§ Instructions for the task: Note each line that includes the word "matplotlib". Copy those lines.
(begin)
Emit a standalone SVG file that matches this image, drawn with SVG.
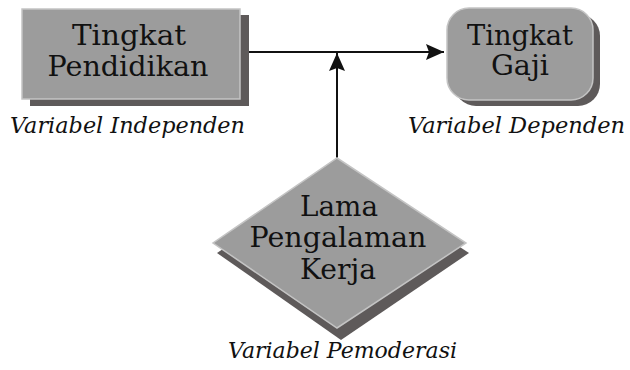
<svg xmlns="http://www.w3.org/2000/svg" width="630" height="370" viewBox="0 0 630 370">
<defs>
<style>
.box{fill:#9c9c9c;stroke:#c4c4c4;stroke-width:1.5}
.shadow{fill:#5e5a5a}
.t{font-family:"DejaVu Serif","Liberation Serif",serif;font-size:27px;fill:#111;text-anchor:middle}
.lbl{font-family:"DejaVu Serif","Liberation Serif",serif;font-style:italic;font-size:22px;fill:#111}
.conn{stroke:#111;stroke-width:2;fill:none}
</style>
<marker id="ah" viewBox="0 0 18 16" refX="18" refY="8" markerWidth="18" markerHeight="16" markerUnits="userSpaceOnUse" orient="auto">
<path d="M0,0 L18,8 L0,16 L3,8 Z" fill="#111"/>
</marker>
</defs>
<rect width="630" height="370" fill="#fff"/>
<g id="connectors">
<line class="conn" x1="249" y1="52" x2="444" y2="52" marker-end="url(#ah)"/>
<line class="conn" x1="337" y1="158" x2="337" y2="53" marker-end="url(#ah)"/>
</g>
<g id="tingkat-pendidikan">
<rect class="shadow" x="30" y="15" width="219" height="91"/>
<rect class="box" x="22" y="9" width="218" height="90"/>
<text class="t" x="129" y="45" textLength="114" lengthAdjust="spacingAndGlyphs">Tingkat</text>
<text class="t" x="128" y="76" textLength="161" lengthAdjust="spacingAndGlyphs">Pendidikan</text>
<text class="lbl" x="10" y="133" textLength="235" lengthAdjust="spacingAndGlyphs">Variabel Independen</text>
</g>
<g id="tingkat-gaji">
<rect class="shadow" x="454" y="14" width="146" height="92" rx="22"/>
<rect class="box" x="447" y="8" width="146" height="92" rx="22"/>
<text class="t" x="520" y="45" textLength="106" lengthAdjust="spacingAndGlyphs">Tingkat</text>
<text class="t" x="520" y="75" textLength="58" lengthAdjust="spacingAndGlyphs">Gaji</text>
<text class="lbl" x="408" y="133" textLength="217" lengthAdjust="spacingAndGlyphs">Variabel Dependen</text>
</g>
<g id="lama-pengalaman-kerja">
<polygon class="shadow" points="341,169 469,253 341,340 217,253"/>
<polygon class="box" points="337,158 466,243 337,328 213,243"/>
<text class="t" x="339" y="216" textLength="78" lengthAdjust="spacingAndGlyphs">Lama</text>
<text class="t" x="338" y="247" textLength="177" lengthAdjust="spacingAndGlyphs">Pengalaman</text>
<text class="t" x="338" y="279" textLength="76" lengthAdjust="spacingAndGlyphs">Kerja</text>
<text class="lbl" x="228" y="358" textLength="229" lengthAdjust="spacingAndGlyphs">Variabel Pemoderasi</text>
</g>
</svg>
(end)
(begin)
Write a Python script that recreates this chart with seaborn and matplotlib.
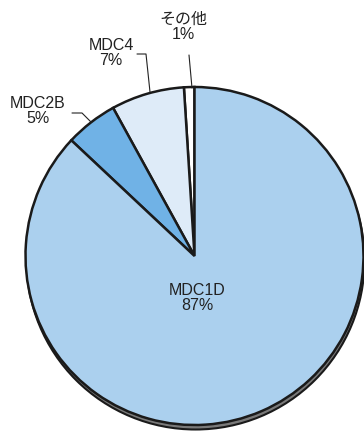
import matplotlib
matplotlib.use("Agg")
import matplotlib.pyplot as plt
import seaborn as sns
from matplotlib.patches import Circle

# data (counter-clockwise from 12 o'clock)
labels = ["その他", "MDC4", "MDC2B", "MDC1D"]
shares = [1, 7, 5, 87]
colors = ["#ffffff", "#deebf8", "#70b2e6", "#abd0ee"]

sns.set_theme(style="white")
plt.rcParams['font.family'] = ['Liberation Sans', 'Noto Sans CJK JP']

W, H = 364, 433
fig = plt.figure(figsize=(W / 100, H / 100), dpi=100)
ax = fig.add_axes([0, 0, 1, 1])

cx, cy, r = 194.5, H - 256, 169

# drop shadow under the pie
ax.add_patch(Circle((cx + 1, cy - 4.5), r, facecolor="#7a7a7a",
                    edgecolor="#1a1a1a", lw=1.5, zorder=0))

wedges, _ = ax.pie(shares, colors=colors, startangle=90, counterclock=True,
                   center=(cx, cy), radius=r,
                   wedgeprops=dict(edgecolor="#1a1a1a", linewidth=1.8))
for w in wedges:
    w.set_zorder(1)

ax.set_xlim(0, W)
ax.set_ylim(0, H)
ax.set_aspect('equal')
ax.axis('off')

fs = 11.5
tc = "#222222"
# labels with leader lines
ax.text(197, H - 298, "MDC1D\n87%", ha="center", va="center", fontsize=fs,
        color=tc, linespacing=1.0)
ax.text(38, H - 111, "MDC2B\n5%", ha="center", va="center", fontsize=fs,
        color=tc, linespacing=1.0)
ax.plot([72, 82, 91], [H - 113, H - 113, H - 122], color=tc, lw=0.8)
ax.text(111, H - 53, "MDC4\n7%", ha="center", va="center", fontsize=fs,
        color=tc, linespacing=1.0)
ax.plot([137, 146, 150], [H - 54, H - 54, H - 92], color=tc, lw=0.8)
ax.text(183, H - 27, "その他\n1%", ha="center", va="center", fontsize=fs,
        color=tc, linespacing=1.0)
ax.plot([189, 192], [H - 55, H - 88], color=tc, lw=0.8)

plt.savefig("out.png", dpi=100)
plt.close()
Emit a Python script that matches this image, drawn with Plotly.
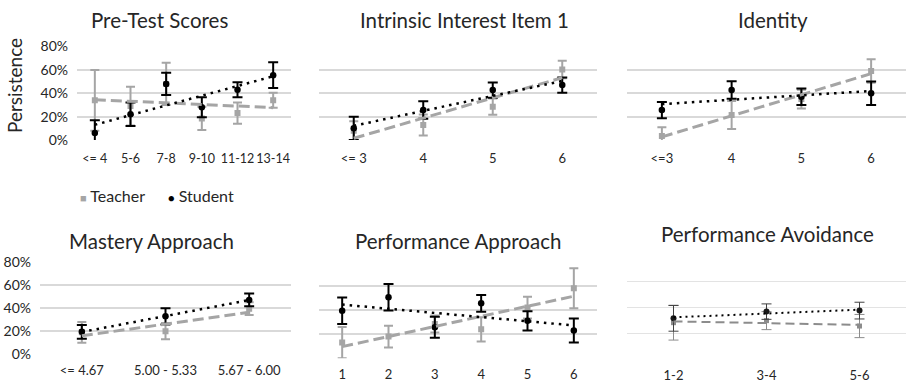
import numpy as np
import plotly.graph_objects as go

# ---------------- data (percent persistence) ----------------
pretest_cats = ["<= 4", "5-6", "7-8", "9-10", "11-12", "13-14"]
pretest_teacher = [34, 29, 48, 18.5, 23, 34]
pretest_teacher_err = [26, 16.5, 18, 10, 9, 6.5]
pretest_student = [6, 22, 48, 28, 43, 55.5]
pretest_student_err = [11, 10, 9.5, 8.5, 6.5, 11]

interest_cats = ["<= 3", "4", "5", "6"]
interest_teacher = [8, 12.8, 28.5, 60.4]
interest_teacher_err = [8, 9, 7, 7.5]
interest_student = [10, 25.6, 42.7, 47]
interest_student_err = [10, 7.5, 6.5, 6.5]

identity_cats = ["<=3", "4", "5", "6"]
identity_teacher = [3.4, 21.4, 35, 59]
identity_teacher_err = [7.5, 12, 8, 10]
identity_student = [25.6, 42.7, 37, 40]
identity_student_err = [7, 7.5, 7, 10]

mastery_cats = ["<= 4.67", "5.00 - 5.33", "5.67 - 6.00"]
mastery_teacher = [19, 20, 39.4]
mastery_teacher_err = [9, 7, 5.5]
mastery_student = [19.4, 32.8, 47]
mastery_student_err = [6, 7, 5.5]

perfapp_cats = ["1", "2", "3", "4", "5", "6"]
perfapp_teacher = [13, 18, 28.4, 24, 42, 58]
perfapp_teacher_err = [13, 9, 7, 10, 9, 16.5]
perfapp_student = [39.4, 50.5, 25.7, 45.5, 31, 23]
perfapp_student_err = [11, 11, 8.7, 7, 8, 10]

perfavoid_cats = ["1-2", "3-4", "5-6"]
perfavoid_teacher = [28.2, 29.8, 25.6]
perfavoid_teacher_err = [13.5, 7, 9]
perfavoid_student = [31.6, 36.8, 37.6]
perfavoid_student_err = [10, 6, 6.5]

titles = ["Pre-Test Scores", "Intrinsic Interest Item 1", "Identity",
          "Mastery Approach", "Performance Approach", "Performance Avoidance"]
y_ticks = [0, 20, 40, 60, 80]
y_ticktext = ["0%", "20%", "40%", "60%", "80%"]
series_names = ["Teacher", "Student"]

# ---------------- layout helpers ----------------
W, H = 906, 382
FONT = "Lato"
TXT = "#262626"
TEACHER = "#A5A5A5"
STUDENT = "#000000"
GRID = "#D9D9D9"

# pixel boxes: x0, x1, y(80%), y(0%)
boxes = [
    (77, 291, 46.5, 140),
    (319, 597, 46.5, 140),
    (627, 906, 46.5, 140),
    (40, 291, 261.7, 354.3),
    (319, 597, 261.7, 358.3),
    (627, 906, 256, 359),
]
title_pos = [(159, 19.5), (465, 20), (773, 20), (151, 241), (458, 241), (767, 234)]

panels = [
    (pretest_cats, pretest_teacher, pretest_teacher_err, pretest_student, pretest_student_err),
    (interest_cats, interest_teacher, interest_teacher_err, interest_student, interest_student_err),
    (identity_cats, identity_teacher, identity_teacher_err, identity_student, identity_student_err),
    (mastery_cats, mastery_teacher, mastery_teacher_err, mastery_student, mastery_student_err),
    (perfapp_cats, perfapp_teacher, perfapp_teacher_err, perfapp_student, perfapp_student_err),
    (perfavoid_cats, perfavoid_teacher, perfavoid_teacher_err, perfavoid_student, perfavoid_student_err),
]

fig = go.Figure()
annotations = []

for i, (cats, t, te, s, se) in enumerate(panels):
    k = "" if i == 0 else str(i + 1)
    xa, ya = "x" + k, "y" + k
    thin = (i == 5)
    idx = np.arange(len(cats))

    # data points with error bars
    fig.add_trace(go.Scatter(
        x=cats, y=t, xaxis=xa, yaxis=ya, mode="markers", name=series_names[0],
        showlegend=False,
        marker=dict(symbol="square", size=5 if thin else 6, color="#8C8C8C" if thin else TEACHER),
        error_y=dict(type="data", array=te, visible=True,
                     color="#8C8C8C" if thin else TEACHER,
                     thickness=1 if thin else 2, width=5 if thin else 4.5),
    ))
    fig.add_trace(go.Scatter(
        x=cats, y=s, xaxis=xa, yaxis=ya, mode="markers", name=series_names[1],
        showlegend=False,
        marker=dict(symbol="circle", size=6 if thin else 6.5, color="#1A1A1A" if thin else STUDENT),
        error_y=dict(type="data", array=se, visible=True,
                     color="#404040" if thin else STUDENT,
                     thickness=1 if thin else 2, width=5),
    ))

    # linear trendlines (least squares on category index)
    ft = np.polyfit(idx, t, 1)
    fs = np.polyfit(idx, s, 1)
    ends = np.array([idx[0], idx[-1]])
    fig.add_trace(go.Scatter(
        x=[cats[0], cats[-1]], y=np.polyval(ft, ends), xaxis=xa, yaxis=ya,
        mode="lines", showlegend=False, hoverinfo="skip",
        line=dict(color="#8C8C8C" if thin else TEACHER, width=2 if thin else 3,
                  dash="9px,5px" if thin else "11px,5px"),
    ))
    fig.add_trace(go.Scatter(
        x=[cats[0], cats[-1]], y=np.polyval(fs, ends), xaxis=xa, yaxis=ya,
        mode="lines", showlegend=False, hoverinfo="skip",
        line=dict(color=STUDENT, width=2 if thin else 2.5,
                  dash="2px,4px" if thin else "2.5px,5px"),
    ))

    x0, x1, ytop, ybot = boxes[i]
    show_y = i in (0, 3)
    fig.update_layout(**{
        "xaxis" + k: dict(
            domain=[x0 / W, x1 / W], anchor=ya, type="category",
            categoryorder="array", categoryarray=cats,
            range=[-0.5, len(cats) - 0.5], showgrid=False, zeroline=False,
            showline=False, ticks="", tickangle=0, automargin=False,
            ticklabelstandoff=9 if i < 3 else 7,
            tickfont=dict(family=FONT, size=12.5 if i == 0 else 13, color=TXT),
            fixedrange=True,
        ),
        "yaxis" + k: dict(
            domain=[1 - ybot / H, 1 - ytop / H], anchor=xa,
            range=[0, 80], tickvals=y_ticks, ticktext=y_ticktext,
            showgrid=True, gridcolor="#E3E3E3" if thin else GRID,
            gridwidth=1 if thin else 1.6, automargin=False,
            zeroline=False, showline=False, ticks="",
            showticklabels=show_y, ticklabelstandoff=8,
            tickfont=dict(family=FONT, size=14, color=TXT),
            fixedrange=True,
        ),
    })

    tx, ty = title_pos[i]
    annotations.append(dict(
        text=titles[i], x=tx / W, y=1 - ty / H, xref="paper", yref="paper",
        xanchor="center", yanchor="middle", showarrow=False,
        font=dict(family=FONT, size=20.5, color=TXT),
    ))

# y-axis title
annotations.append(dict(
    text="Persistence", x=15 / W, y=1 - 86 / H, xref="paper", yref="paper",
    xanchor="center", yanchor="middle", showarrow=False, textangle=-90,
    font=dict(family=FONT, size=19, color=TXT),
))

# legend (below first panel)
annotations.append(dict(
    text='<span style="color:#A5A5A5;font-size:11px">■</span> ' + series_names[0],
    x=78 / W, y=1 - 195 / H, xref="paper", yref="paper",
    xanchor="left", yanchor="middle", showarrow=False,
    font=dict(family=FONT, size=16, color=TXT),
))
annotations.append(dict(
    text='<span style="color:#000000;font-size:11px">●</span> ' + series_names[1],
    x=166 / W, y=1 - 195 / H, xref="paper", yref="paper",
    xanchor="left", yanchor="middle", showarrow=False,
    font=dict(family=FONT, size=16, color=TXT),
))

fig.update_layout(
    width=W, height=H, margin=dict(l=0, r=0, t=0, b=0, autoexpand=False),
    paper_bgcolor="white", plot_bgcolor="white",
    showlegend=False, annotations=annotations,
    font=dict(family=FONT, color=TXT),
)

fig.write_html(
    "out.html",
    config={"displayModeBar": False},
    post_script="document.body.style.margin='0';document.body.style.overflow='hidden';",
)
(end)
§ Exercise output:
Write a Python script that recreates this chart with seaborn and matplotlib.
import matplotlib
matplotlib.use("Agg")
import matplotlib.pyplot as plt
from matplotlib.patches import Circle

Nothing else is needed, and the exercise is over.